At 6:30 pm that night there will be a pre-show lecture by James Svendsen, the director of the Classical Greek Theatre Festival, called  “Infotainment.” This will take place in the fireplace lounge in the Shepherd Union building.

Following “Infotainment”, Euripides’ “Hecuba” will be presented by the Classical Greek Theater Festival, in the Shepherd Union Wildcat Theater. “Hecuba is one of the saddest plays ever written,” Jennings said. “Considering the current news about women children and war, it only reminds us that we haven’t learned much in 2,500 years except how to make misery bigger, faster and harder.”

The overall main idea of “Hecuba” is revenge and the aftermath caused by it.

“(Hecuba) is a play that asks questions about forgiveness, revenge, reconciliation, about sorrow and the tragedy of human beings,” MacKay said.
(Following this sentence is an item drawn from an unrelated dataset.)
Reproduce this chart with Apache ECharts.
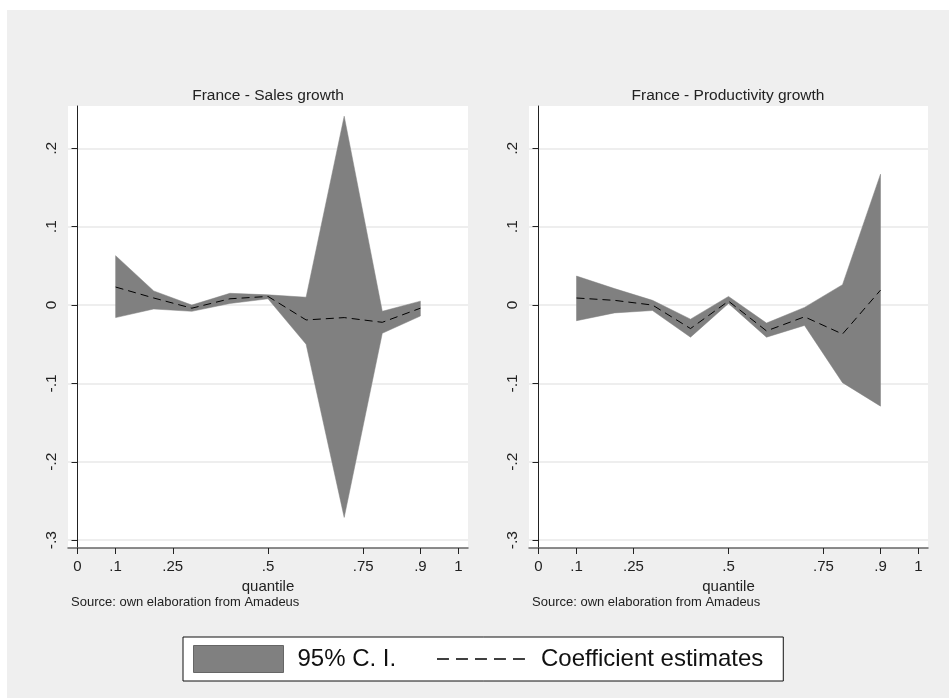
<!DOCTYPE html>
<html>
<head>
<meta charset="utf-8">
<script src="https://cdn.jsdelivr.net/npm/echarts@6/dist/echarts.min.js"></script>
<style>
html,body{margin:0;padding:0;background:#fff;}
#c{width:949px;height:698px;}
</style>
</head>
<body>
<div id="c"></div>
<script>
// ---- data ----
var quantiles = [0.1, 0.2, 0.3, 0.4, 0.5, 0.6, 0.7, 0.8, 0.9];

var salesCoef  = [0.023, 0.009, -0.004, 0.008, 0.011, -0.019, -0.016, -0.022, -0.004];
var salesLower = [-0.016, -0.005, -0.008, 0.002, 0.008, -0.050, -0.271, -0.036, -0.014];
var salesUpper = [0.063, 0.018, 0.000, 0.015, 0.013, 0.010, 0.241, -0.008, 0.005];

var prodCoef  = [0.009, 0.006, 0.000, -0.030, 0.005, -0.033, -0.015, -0.037, 0.019];
var prodLower = [-0.020, -0.010, -0.007, -0.041, 0.002, -0.041, -0.026, -0.099, -0.129];
var prodUpper = [0.037, 0.021, 0.006, -0.018, 0.011, -0.023, -0.003, 0.026, 0.167];

var xTickValues = [0, 0.1, 0.25, 0.5, 0.75, 0.9, 1];
var xTickLabels = ['0', '.1', '.25', '.5', '.75', '.9', '1'];
var yTickValues = [-0.3, -0.2, -0.1, 0, 0.1, 0.2];
var yTickLabels = ['-.3', '-.2', '-.1', '0', '.1', '.2'];

var panelTitles = ['France - Sales growth', 'France - Productivity growth'];
var xAxisTitle = 'quantile';
var sourceNote = 'Source: own elaboration from Amadeus';
var legendNames = ['95% C. I.', 'Coefficient estimates'];

// ---- chart ----
var FONT = 'Liberation Sans, Arial, sans-serif';
var chart = echarts.init(document.getElementById('c'), null, {renderer: 'canvas'});

function pairs(xs, ys) { return xs.map(function (x, i) { return [x, ys[i]]; }); }
function fmt(values, labels) {
  return function (v) {
    for (var i = 0; i < values.length; i++) if (Math.abs(values[i] - v) < 1e-9) return labels[i];
    return '';
  };
}

function bandSeries(idx, lower, upper) {
  var data = quantiles.map(function (q, i) { return [q, lower[i], upper[i]]; });
  return {
    type: 'custom', name: legendNames[0], xAxisIndex: idx, yAxisIndex: idx,
    clip: true, z: 2,
    encode: {x: 0, y: [1, 2]},
    data: data,
    itemStyle: {color: '#808080'},
    renderItem: function (params, api) {
      if (params.dataIndex !== 0) return null;
      var pts = [];
      for (var i = 0; i < data.length; i++) pts.push(api.coord([data[i][0], data[i][2]]));
      for (var j = data.length - 1; j >= 0; j--) pts.push(api.coord([data[j][0], data[j][1]]));
      return {type: 'polygon', shape: {points: pts}, style: {fill: '#808080', stroke: '#808080', lineWidth: 0.5}};
    }
  };
}
function coefSeries(idx, coef) {
  return {
    type: 'line', name: legendNames[1], xAxisIndex: idx, yAxisIndex: idx,
    data: pairs(quantiles, coef), symbol: 'none', z: 3,
    lineStyle: {color: '#000', width: 1, type: [8, 5]},
    itemStyle: {color: '#000'}
  };
}

function xAx(idx) {
  return {
    type: 'value', gridIndex: idx, min: -0.025, max: 1.025,
    name: xAxisTitle, nameLocation: 'middle', nameGap: 27,
    nameTextStyle: {fontFamily: FONT, fontSize: 15, color: '#222'},
    axisLine: {show: true, onZero: false, lineStyle: {color: '#666', width: 1.5}},
    axisTick: {show: true, length: 6, customValues: xTickValues, lineStyle: {color: '#222'}},
    axisLabel: {customValues: xTickValues, formatter: fmt(xTickValues, xTickLabels),
      fontFamily: FONT, fontSize: 15, color: '#222', margin: 11},
    splitLine: {show: false}
  };
}
function yAx(idx) {
  return {
    type: 'value', gridIndex: idx, min: -0.31, max: 0.254,
    axisLine: {show: true, lineStyle: {color: '#222', width: 1}},
    axisTick: {show: true, length: 6, customValues: yTickValues, lineStyle: {color: '#222'}},
    axisLabel: {customValues: yTickValues, formatter: fmt(yTickValues, yTickLabels),
      rotate: 90, fontFamily: FONT, fontSize: 15.5, color: '#222', margin: 8},
    splitLine: {show: true, lineStyle: {color: '#e8e8e8', width: 1.5}}
  };
}

var option = {
  animation: false,
  backgroundColor: '#ffffff',
  graphic: [
    {type: 'rect', z: -10, shape: {x: 7, y: 10, width: 942, height: 688}, style: {fill: '#efefef'}},
    {type: 'text', left: 71, top: 596, style: {text: sourceNote, font: '13px ' + FONT, fill: '#222'}},
    {type: 'text', left: 532, top: 596, style: {text: sourceNote, font: '13px ' + FONT, fill: '#222'}}
  ],
  title: [
    {text: panelTitles[0], left: 268, top: 88, textAlign: 'center', padding: 0,
      textStyle: {fontFamily: FONT, fontSize: 15.5, fontWeight: 'normal', color: '#222'}},
    {text: panelTitles[1], left: 728, top: 88, textAlign: 'center', padding: 0,
      textStyle: {fontFamily: FONT, fontSize: 15.5, fontWeight: 'normal', color: '#222'}}
  ],
  grid: [
    {left: 68, top: 106, width: 400, height: 442, show: true, backgroundColor: '#fff', borderWidth: 0},
    {left: 529, top: 106, width: 399, height: 442, show: true, backgroundColor: '#fff', borderWidth: 0}
  ],
  xAxis: [xAx(0), xAx(1)],
  yAxis: [yAx(0), yAx(1)],
  legend: {
    left: 183, top: 637,
    orient: 'horizontal',
    backgroundColor: '#fff', borderColor: '#111', borderWidth: 1,
    padding: [8, 20, 8, 10],
    itemWidth: 90, itemHeight: 27, itemGap: 40,
    textStyle: {fontFamily: FONT, fontSize: 24, color: '#111', padding: [0, 0, 0, 9]},
    data: [
      {name: legendNames[0], icon: 'rect', itemStyle: {color: '#808080', borderColor: '#666', borderWidth: 1}},
      {name: legendNames[1], itemStyle: {opacity: 0}, lineStyle: {color: '#000', width: 1.5, type: [12, 7], opacity: 1}}
    ],
    selectedMode: false
  },
  series: [
    bandSeries(0, salesLower, salesUpper), coefSeries(0, salesCoef),
    bandSeries(1, prodLower, prodUpper), coefSeries(1, prodCoef)
  ]
};
chart.setOption(option);
</script>
</body>
</html>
Besides”Hecuba,” all other presentations and lectures are free to the public. To buy tickets to “Hecuba,” call the ticket office at the Dee Events Center, or visit weberstateticktets.com. The price for adults is $10 and $8 for students.

“I hope people will join in, attend the presentations, lectures and theater,” MacKay said.

After the WSU Greek festival, the Ogden community Greek festival will take place. It will be held on Sept. 26-27 from 10 a.m. to 10 p.m. at the Holy Transfiguration Greek Orthodox Church.